There are also iOS jailbreak enthusiasts who are also Uber drivers and simply don't want the inconvenience of unbreaking their phones to satisfy Uber. Some now teather a second phone just for doing Uber.

I'm really just fishing in this forum. I don't really expect to find what I'm looking for. But you never know.


----------



## Donatello (6 mo ago)




----------



## Donatello (6 mo ago)

UberSail said:


> Stuff it with the attitude.
> 
> There are also iOS jailbreak enthusiasts who are also Uber drivers and simply don't want the inconvenience of unbreaking their phones to satisfy Uber. Some now teather a second phone just for doing Uber.
> 
> I'm really just fishing in this forum. I don't really expect to find what I'm looking for. But you never know.


Why bother with IOS to hax Uber?

IOS is a jailcell itself.


----------



## Ms.Doe (Apr 15, 2016)

ObeyTheNumbers said:


> expirience - does not compute.


Experience NOT expirience


----------



## ObeyTheNumbers (7 mo ago)

Ms.Doe said:


> Experience NOT expirience


Bump.


----------



## Ted Fink (Mar 19, 2018)

Disgusted Driver said:


> Folks used to do this in the old days to put themselves in a desirable location and steal fares from other drivers. For example, you could put myself in the airport queue even though you were a few miles away eating lunch. You could also do it to put yourself in a surge area even though you aren't there. I would imagine that you also could have done something while on a trip to increase the mileage. If you were able to do it now, you could find a large sticky surge and pop yourself over there then pop your location back. My understanding is that they closed this loophole 4 or 5 years ago, if they hadn't they would have been eaten alive. Normally I am for anything that will help Uber fail but this is one of the cases where I'm glad they closed the loophole because drivers were using it to steal rides away from other drivers.

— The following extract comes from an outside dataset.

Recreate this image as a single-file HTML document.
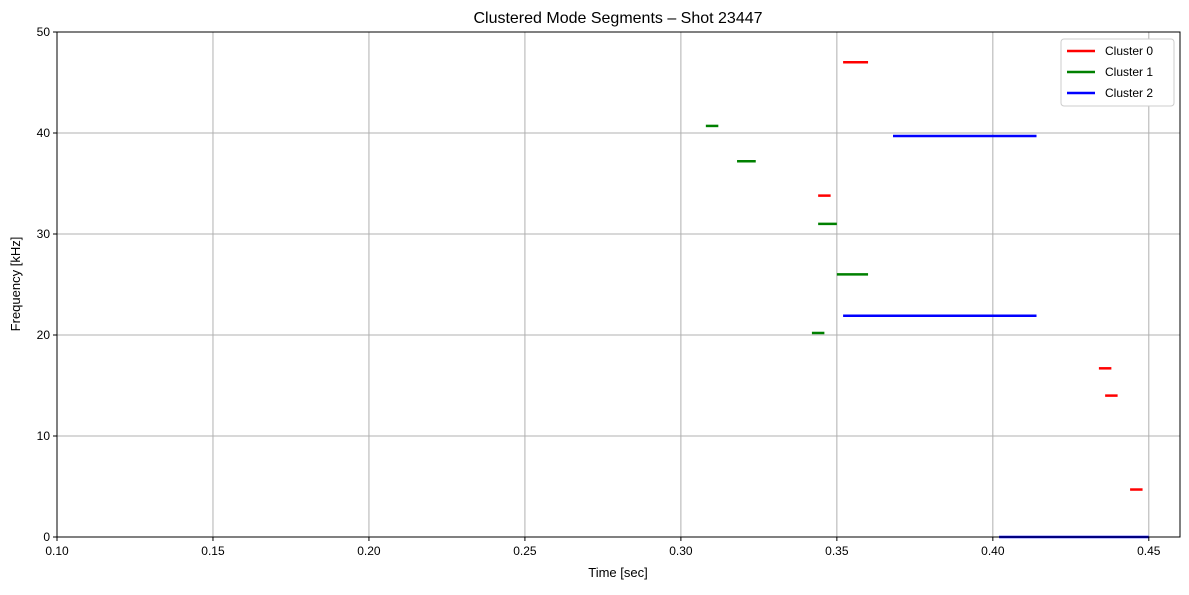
<!DOCTYPE html>
<html><head><meta charset="utf-8"><style>
body{margin:0;background:#fff;}
svg{font-family:"Liberation Sans","DejaVu Sans",sans-serif;}
</style></head><body>
<svg id="chart" width="1189" height="590">
<text x="618" y="23" font-size="16" text-anchor="middle">Clustered Mode Segments – Shot 23447</text>
<g id="grid"></g>
<g id="segs"></g>
<rect x="57" y="32" width="1123" height="505" fill="none" stroke="#000" stroke-width="1"/>
<g id="ticks"></g>
<text x="618" y="577" font-size="13" text-anchor="middle">Time [sec]</text>
<text x="20" y="284" font-size="13" text-anchor="middle" transform="rotate(-90 20 284)">Frequency [kHz]</text>
<g id="legend">
<rect x="1061" y="39" width="113" height="67" fill="#fff" stroke="#ccc" rx="3"/>
</g>
</svg>
<script>
const xTicks=[0.10,0.15,0.20,0.25,0.30,0.35,0.40,0.45];
const yTicks=[0,10,20,30,40,50];
const clusters=["Cluster 0","Cluster 1","Cluster 2"];
const colors=["#ff0000","#008000","#0000ff"];
const segCluster=[0,1,1,0,1,1,2,2,1,0,0,0,2];
const segStart=[0.352,0.308,0.318,0.344,0.344,0.350,0.368,0.352,0.342,0.434,0.436,0.444,0.402];
const segEnd=[0.360,0.312,0.324,0.348,0.350,0.360,0.414,0.414,0.346,0.438,0.440,0.448,0.450];
const segFreq=[47,40.7,37.2,33.8,31,26,39.7,21.9,20.2,16.7,14,4.7,0];
const NS="http://www.w3.org/2000/svg";
const X=v=>57+(v-0.10)/0.36*1123;
const Y=v=>537-v/50*505;
function mk(t,a,p){const e=document.createElementNS(NS,t);for(const k in a)e.setAttribute(k,a[k]);p.appendChild(e);return e;}
const grid=document.getElementById('grid'),ticks=document.getElementById('ticks'),segs=document.getElementById('segs'),leg=document.getElementById('legend');
xTicks.forEach(v=>{const x=X(v);
 const g=mk('line',{x1:x,x2:x,y1:32,y2:537,stroke:'#b0b0b0','stroke-width':1},grid);
 
 
 mk('line',{x1:x,x2:x,y1:537,y2:541,stroke:'#000'},ticks);
 const t=mk('text',{x:x,y:555,'font-size':12,'text-anchor':'middle'},ticks);t.textContent=v.toFixed(2);
 
 
});
yTicks.forEach(v=>{const y=Y(v);
 const g=mk('line',{x1:57,x2:1180,y1:y,y2:y,stroke:'#b0b0b0','stroke-width':1},grid);
 
 
 mk('line',{x1:53,x2:57,y1:y,y2:y,stroke:'#000'},ticks);
 const t=mk('text',{x:50,y:y+4,'font-size':12,'text-anchor':'end'},ticks);t.textContent=v;
 
 
});
segFreq.forEach((f,i)=>{
 const l=mk('line',{x1:X(segStart[i]),x2:X(segEnd[i]),y1:Y(f),y2:Y(f),stroke:colors[segCluster[i]],'stroke-width':2.5},segs);
 
 
});
clusters.forEach((c,i)=>{const y=51+i*21;
 const l=mk('line',{x1:1067,x2:1095,y1:y,y2:y,stroke:colors[i],'stroke-width':2.5},leg);
 
 
 const t=mk('text',{x:1105,y:y+4,'font-size':12},leg);t.textContent=c;
 
 
});
</script>
</body></html>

So jailbreak the phone in order to use GPS spoofing apps or whatever... got it. I wouldn't risk it, personally, because I think Uber can detect it.


----------



## Ambiguous (Jun 18, 2015)

Ubers spent millions in order to detect this. Lyft on the other hand couldn’t care less if you spoof your location.


----------



## Disgusted Driver (Jan 9, 2015)

Ted Fink said:


> So jailbreak the phone in order to use GPS spoofing apps or whatever... got it. I wouldn't risk it, personally, because I think Uber can detect it.


Most definitely! It's also stealing from other drivers. 
At this point the app won't even run if you jailbreak your phone. I did it to test something for a friend and the app won't start after that. There may be some fancy coding trick that would allow you to BUT if you were that good a programmer, why would you be wasting your time with Uber?


----------



## UberSail (6 mo ago)

Ambiguous said:


> Ubers spent millions in order to detect this. Lyft on the other hand couldn’t care less if you spoof your location.


Actually, if you spoof your location to capture prime time bonus in another area, Lyft actually can and will take it away entirely.


----------



## UberSail (6 mo ago)

Donatello said:


> Why bother with IOS to hax Uber?
> 
> IOS is a jailcell itself.


There are some things you can do on iOS that you can't do on Android.


----------



## UberSail (6 mo ago)

Donatello said:


>


I like that. That's pretty funny.


----------